Return only the lines from the top of the data down to the one that holds "(531,37) rectangle (680,297);", both included, without any pictures.
═══ SUPPLIED INFORMATION
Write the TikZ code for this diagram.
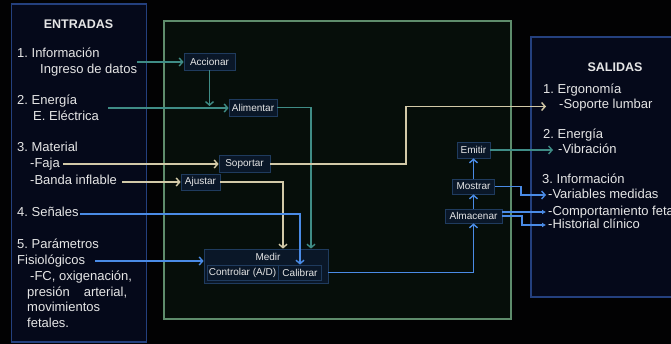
\documentclass[tikz,border=0pt]{standalone}
\usepackage{fontspec}
\setmainfont{Liberation Sans}
\usetikzlibrary{arrows.meta}
\frenchspacing
\definecolor{bgc}{HTML}{020203}
\definecolor{panelfill}{HTML}{05091A}
\definecolor{panelline}{HTML}{24407E}
\definecolor{greenfill}{HTML}{060E0A}
\definecolor{greenline}{HTML}{5E8C6C}
\definecolor{boxfill}{HTML}{0A1728}
\definecolor{boxline}{HTML}{1F3B5E}
\definecolor{txtc}{HTML}{E6E6E6}
\definecolor{cteal}{HTML}{3F8C86}
\definecolor{ctan}{HTML}{D2C9A8}
\definecolor{cblue}{HTML}{4A8BE6}
\tikzset{
  txt/.style={text=txtc, font=\fontsize{13}{16}\selectfont, inner sep=0pt, anchor=west, text height=9.5pt, text depth=2.5pt},
  ttl/.style={text=txtc, font=\fontsize{12.5}{15}\selectfont\bfseries, inner sep=0pt},
  fn/.style={draw=boxline, fill=boxfill, text=txtc, font=\fontsize{10}{12}\selectfont, inner sep=0pt, line width=0.8pt},
  panel/.style={draw=panelline, fill=panelfill, line width=1.3pt},
  arr/.style={line width=1.4pt, -{Straight Barb[length=3.5pt,width=8pt]}},
  arrs/.style={line width=1.4pt, -{Latex[length=4pt,width=5pt]}},
}
\begin{document}
\begin{tikzpicture}[x=1pt,y=-1pt]
\useasboundingbox (0,0) rectangle (671,344);
\fill[bgc] (0,0) rectangle (671,344);
% panels
\draw[panel] (11.5,4) rectangle (146.8,342);
\draw[draw=greenline, fill=greenfill, line width=1.2pt] (164,21) rectangle (511,319);
\draw[panel] (531,37) rectangle (680,297);

% ENTRADAS
\node[ttl] (ent) at (78.5,24) {ENTRADAS};
\node[txt] (e1) at (17,54) {1. Información};
\node[txt] (e1b) at (40,70) {Ingreso de datos};
\node[txt] (e2) at (17,101) {2. Energía};
\node[txt] (e2b) at (33,117) {E. Eléctrica};
\node[txt] (e3) at (17,148) {3. Material};
\node[txt] (faja) at (30,164) {-Faja};
\node[txt] (banda) at (30,181) {-Banda inflable};
\node[txt] (senales) at (17,213) {4. Señales};
\node[txt] (e5) at (17,245) {5. Parámetros};
\node[txt] (fisio) at (17,261) {Fisiológicos};
\node[txt] (e5b) at (30,277) {-FC, oxigenación,};
\node[txt] (e5c) at (27,293) {presión\hspace{14pt}arterial,};
\node[txt] (e5d) at (27,308) {movimientos};
\node[txt] (e5e) at (27,324) {fetales.};

% SALIDAS
\node[ttl] (sal) at (615,67) {SALIDAS};
\node[txt] (s1) at (543,90) {1. Ergonomía};
\node[txt] (lumbar) at (559,105) {-Soporte lumbar};
\node[txt] (s2) at (543,135) {2. Energía};
\node[txt] (vib) at (558,150) {-Vibración};
\node[txt] (s3) at (542,180) {3. Información};
\node[txt] (varmed) at (548,195) {-Variables medidas};
\node[txt] (comp) at (548,212) {-Comportamiento fetal};
\node[txt] (hist) at (548,225) {-Historial clínico};

% function boxes
\node[fn, minimum width=51pt, minimum height=17pt] (accionar) at (209.5,61.5) {Accionar};
\node[fn, minimum width=48pt, minimum height=17pt] (alimentar) at (253,107.5) {Alimentar};
\node[fn, minimum width=51pt, minimum height=17pt] (soportar) at (244.5,164) {Soportar};
\node[fn, minimum width=39pt, minimum height=16pt] (ajustar) at (200.5,182) {Ajustar};
\node[fn, minimum width=124pt, minimum height=34pt] (medir) at (266,266) {};
\node[text=txtc, font=\fontsize{10}{12}\selectfont, inner sep=0pt] (medirlbl) at (268,256.5) {Medir};
\node[fn, minimum width=71pt, minimum height=15pt] (controlar) at (242.5,272.5) {Controlar (A/D)};
\node[fn, minimum width=43pt, minimum height=15pt] (calibrar) at (300,272.5) {Calibrar};
\node[fn, minimum width=57pt, minimum height=14pt] (almacenar) at (473.5,216) {Almacenar};
\node[fn, minimum width=42pt, minimum height=15pt] (mostrar) at (473.5,186.5) {Mostrar};
\node[fn, minimum width=33pt, minimum height=16pt] (emitir) at (473.5,150) {Emitir};

% free ends
\coordinate (infoout) at (137,62);
\coordinate (enout) at (108,108);
\coordinate (fajaout) at (63,164);
\coordinate (bandaout) at (122,182);
\coordinate (senout) at (80,214);
\coordinate (fisout) at (95,261);
\coordinate (cturn) at (406,0);
\coordinate (jm) at (521,0);
\coordinate (ja) at (522,0);

% teal
\draw[cteal, arr] (infoout) -- (infoout -| accionar.west);
\draw[cteal, arr] (enout) -- (enout -| alimentar.west);
\draw[cteal, arr] (accionar.south) -- ([yshift=2pt]accionar.south |- enout);
\draw[cteal, arr] (alimentar.east) -| ([xshift=45pt]medir.north);
\draw[cteal, arr] (emitir.east) -- ([xshift=-5pt]vib.west);
% tan
\draw[ctan, arr] (fajaout) -- (soportar.west);
\draw[ctan, arr] (bandaout) -- (ajustar.west);
\draw[ctan, arr] (ajustar.east) -| ([xshift=17pt]medir.north);
\draw[ctan, arr] (soportar.east) -| ([yshift=-1.5pt]cturn |- lumbar.west) -- ([xshift=-13pt,yshift=-1.5pt]lumbar.west);
% blue
\draw[cblue, arr] (senout) -| (calibrar.north);
\draw[cblue, arr] (fisout) -- (fisout -| medir.west);
\draw[cblue, arr] (medir.east |- calibrar.east) -| (almacenar.south);
\draw[cblue, arr] (almacenar.north) -- (mostrar.south);
\draw[cblue, arr] (mostrar.north) -- (emitir.south);
\draw[cblue, arr] (mostrar.east) -| (jm |- varmed.west) -- ([xshift=-2pt]varmed.west);
\draw[cblue, arrs] ([yshift=4pt]almacenar.east) -- ([xshift=-2pt]comp.west);
\draw[cblue, arrs] (almacenar.east) -| (ja |- hist.west) -- ([xshift=-2pt]hist.west);
\end{tikzpicture}
\end{document}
══════
REPLY =>
Write the TikZ code for this diagram.
\documentclass[tikz,border=0pt]{standalone}
\usepackage{fontspec}
\setmainfont{Liberation Sans}
\usetikzlibrary{arrows.meta}
\frenchspacing
\definecolor{bgc}{HTML}{020203}
\definecolor{panelfill}{HTML}{05091A}
\definecolor{panelline}{HTML}{24407E}
\definecolor{greenfill}{HTML}{060E0A}
\definecolor{greenline}{HTML}{5E8C6C}
\definecolor{boxfill}{HTML}{0A1728}
\definecolor{boxline}{HTML}{1F3B5E}
\definecolor{txtc}{HTML}{E6E6E6}
\definecolor{cteal}{HTML}{3F8C86}
\definecolor{ctan}{HTML}{D2C9A8}
\definecolor{cblue}{HTML}{4A8BE6}
\tikzset{
  txt/.style={text=txtc, font=\fontsize{13}{16}\selectfont, inner sep=0pt, anchor=west, text height=9.5pt, text depth=2.5pt},
  ttl/.style={text=txtc, font=\fontsize{12.5}{15}\selectfont\bfseries, inner sep=0pt},
  fn/.style={draw=boxline, fill=boxfill, text=txtc, font=\fontsize{10}{12}\selectfont, inner sep=0pt, line width=0.8pt},
  panel/.style={draw=panelline, fill=panelfill, line width=1.3pt},
  arr/.style={line width=1.4pt, -{Straight Barb[length=3.5pt,width=8pt]}},
  arrs/.style={line width=1.4pt, -{Latex[length=4pt,width=5pt]}},
}
\begin{document}
\begin{tikzpicture}[x=1pt,y=-1pt]
\useasboundingbox (0,0) rectangle (671,344);
\fill[bgc] (0,0) rectangle (671,344);
% panels
\draw[panel] (11.5,4) rectangle (146.8,342);
\draw[draw=greenline, fill=greenfill, line width=1.2pt] (164,21) rectangle (511,319);
\draw[panel] (531,37) rectangle (680,297);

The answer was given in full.